[START OF THE INPUT]
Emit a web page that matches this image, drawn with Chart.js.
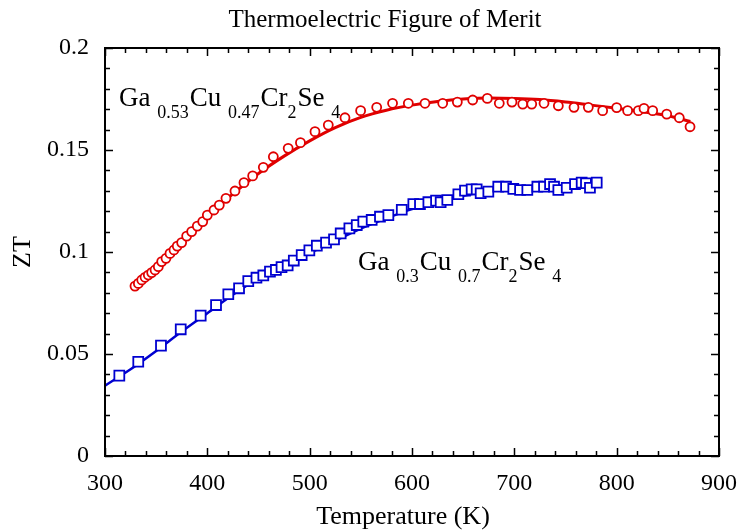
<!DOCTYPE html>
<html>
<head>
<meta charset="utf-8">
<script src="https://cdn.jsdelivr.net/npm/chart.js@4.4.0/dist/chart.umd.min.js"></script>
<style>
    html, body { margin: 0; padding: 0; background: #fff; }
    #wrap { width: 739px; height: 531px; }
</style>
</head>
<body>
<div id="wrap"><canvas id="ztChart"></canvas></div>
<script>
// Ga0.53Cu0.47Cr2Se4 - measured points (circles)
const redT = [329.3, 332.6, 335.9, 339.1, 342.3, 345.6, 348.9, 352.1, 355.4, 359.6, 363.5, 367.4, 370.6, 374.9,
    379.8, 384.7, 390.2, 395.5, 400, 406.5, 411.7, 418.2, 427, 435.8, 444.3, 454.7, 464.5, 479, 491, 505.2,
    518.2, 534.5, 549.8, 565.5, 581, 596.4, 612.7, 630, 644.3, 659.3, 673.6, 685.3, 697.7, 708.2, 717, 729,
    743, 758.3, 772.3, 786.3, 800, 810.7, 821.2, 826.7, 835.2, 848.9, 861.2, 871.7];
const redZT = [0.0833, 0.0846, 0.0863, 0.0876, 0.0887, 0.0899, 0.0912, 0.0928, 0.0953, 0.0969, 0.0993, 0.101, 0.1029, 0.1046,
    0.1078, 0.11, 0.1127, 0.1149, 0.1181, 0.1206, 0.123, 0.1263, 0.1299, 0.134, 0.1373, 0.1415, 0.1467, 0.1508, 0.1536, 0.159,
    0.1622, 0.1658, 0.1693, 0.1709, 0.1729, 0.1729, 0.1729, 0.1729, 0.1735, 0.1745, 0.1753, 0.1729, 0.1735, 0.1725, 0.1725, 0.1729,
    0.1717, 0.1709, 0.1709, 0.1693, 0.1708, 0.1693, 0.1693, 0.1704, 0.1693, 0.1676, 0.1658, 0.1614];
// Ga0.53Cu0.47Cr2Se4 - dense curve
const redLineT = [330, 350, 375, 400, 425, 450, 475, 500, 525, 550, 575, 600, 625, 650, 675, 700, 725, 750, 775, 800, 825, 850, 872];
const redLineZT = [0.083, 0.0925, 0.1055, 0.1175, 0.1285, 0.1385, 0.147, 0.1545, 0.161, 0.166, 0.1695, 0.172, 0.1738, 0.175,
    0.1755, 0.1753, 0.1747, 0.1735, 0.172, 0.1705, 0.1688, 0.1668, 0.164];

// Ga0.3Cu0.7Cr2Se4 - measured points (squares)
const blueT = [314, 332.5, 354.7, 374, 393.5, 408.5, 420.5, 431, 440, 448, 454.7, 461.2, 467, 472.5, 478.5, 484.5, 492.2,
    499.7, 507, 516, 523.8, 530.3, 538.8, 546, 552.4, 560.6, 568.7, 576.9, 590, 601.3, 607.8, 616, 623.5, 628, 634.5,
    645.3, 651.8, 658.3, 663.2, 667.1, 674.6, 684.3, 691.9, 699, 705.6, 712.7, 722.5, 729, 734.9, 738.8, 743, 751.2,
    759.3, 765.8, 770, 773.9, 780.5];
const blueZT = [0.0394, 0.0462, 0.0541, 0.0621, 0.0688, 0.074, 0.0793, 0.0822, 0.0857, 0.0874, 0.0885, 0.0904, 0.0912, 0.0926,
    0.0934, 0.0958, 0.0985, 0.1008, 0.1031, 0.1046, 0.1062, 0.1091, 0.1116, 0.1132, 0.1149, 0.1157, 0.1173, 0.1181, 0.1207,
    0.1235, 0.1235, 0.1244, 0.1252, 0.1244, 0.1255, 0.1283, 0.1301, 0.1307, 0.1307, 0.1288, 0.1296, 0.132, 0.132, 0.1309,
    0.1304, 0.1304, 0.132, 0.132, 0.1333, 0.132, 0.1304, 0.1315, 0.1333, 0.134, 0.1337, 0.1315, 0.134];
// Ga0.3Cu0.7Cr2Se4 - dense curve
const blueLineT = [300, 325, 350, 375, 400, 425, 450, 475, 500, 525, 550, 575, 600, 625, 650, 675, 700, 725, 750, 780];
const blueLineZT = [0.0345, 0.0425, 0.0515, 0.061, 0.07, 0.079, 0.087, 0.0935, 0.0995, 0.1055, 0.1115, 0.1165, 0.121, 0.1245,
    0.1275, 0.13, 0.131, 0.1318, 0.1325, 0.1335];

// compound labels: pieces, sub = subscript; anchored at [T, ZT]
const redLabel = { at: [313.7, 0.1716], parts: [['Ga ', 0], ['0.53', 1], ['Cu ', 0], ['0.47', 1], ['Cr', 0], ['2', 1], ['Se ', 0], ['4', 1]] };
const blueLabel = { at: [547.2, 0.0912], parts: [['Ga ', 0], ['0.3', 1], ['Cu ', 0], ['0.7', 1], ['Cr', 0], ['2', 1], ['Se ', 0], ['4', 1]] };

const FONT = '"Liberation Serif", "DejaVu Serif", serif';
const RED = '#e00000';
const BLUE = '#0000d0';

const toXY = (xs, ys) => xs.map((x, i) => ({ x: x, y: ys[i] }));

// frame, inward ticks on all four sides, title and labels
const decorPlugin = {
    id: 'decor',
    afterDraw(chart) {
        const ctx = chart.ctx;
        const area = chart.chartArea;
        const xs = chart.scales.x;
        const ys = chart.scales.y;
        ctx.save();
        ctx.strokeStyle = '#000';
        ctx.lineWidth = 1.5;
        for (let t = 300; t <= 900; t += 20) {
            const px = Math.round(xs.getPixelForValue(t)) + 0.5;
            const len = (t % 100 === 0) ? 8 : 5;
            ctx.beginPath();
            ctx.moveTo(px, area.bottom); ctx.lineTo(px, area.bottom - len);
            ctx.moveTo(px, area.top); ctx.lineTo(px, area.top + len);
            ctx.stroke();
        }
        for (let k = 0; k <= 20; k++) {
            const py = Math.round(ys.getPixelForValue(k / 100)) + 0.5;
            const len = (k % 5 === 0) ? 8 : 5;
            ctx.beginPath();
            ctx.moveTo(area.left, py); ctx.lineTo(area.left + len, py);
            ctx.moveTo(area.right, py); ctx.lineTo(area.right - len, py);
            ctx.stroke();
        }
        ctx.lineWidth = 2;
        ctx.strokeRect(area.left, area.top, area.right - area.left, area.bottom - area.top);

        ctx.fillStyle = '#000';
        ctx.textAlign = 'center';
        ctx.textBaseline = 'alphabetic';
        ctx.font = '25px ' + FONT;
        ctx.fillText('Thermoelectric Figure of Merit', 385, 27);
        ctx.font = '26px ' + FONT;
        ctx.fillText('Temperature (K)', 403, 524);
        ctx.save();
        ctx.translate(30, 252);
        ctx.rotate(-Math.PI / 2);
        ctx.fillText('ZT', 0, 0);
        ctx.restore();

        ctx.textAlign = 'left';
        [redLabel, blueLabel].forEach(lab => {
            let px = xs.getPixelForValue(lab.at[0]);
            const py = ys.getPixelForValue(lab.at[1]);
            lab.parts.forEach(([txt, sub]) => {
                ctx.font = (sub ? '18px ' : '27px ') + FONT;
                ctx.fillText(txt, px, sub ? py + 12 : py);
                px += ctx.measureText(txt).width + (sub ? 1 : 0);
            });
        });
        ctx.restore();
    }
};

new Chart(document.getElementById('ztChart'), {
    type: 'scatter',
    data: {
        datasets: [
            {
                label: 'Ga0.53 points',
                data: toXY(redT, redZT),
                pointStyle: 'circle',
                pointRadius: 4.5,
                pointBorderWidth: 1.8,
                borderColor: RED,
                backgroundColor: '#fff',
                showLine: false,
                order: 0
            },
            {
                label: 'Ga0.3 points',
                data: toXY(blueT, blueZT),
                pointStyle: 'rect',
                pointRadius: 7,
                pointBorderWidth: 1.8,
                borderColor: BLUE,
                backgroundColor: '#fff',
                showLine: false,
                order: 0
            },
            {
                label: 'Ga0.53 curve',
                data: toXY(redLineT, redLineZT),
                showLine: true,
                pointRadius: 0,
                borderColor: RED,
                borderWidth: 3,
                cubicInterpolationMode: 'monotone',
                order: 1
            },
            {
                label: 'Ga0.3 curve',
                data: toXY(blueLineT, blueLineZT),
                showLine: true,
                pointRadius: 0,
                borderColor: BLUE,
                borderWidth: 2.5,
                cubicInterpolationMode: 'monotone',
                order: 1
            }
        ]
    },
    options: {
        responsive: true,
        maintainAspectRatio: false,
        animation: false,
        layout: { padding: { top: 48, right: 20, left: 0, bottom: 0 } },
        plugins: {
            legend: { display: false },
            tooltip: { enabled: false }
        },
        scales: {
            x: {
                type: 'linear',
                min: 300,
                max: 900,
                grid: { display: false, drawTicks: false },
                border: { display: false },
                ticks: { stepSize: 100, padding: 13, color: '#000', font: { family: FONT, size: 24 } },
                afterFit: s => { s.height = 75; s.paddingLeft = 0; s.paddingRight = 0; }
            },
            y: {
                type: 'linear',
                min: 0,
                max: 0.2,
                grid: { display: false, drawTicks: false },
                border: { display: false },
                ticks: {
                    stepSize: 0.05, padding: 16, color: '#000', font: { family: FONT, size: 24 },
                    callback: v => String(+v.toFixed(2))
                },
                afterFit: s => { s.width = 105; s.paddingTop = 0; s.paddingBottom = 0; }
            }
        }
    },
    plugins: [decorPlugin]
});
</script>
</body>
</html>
[END OF THE INPUT]
[START OF THE INPUT]
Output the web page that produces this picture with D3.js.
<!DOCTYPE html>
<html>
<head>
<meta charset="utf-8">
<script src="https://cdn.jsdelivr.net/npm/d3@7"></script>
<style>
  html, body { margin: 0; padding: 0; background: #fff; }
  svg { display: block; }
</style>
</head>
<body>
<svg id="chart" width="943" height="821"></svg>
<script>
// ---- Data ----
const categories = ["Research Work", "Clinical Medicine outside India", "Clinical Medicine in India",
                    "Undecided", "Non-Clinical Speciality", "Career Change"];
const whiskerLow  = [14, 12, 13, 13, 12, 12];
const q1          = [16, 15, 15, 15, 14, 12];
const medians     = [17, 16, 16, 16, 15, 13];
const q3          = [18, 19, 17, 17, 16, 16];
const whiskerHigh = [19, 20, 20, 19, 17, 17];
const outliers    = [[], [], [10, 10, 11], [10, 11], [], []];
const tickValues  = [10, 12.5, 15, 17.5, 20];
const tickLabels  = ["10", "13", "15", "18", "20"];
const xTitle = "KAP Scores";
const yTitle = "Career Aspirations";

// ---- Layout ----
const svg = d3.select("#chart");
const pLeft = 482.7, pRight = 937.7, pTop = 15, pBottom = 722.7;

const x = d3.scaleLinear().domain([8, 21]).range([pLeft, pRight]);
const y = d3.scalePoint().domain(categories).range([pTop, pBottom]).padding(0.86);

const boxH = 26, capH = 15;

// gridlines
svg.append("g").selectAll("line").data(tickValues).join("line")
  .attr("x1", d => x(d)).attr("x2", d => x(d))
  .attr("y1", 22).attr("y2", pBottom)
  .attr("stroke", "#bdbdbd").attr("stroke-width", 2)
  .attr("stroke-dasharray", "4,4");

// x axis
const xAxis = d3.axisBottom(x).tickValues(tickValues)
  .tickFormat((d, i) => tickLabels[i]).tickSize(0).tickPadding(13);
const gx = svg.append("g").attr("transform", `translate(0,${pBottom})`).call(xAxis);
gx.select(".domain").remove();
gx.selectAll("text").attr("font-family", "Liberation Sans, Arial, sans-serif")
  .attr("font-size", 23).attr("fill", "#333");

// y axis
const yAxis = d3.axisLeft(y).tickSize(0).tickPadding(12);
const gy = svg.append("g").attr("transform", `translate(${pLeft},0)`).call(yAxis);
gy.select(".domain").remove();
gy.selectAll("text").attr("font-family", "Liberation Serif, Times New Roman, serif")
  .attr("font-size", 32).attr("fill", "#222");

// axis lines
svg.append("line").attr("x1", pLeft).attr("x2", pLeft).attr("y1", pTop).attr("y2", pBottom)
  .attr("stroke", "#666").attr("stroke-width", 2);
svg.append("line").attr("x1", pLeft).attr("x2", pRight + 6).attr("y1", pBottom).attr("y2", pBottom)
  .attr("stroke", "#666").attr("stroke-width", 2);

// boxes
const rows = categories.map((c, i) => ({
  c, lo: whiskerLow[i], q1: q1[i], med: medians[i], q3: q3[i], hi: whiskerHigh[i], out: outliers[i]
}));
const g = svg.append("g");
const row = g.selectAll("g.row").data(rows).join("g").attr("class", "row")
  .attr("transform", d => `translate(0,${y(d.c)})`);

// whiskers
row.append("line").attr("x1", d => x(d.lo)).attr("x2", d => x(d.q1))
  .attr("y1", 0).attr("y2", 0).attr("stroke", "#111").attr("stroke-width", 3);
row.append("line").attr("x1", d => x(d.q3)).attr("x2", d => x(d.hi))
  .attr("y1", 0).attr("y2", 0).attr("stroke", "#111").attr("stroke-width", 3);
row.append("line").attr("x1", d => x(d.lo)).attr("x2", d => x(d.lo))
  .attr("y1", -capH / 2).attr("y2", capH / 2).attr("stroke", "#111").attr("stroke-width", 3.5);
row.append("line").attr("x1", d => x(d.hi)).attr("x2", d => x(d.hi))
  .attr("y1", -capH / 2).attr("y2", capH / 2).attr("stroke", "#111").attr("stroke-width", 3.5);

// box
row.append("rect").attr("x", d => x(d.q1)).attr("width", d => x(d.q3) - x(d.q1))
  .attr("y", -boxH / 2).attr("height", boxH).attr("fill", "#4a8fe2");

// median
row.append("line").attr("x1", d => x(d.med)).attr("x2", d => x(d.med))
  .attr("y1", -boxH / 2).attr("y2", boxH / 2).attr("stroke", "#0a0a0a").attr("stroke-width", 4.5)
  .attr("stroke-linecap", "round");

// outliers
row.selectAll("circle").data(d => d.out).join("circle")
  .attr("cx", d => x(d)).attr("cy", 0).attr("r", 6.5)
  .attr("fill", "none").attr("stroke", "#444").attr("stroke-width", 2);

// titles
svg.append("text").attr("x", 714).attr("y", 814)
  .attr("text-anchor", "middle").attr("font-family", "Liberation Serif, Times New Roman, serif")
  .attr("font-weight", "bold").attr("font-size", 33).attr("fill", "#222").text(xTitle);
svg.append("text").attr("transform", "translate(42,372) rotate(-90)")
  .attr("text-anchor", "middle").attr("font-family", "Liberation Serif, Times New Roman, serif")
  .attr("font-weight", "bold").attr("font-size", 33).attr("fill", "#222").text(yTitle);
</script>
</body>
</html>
[END OF THE INPUT]
> **TASK PROMPT**
Your answer should be a single number: the count of lines holding the word "with".

> **EXERCISE RESPONSE**
2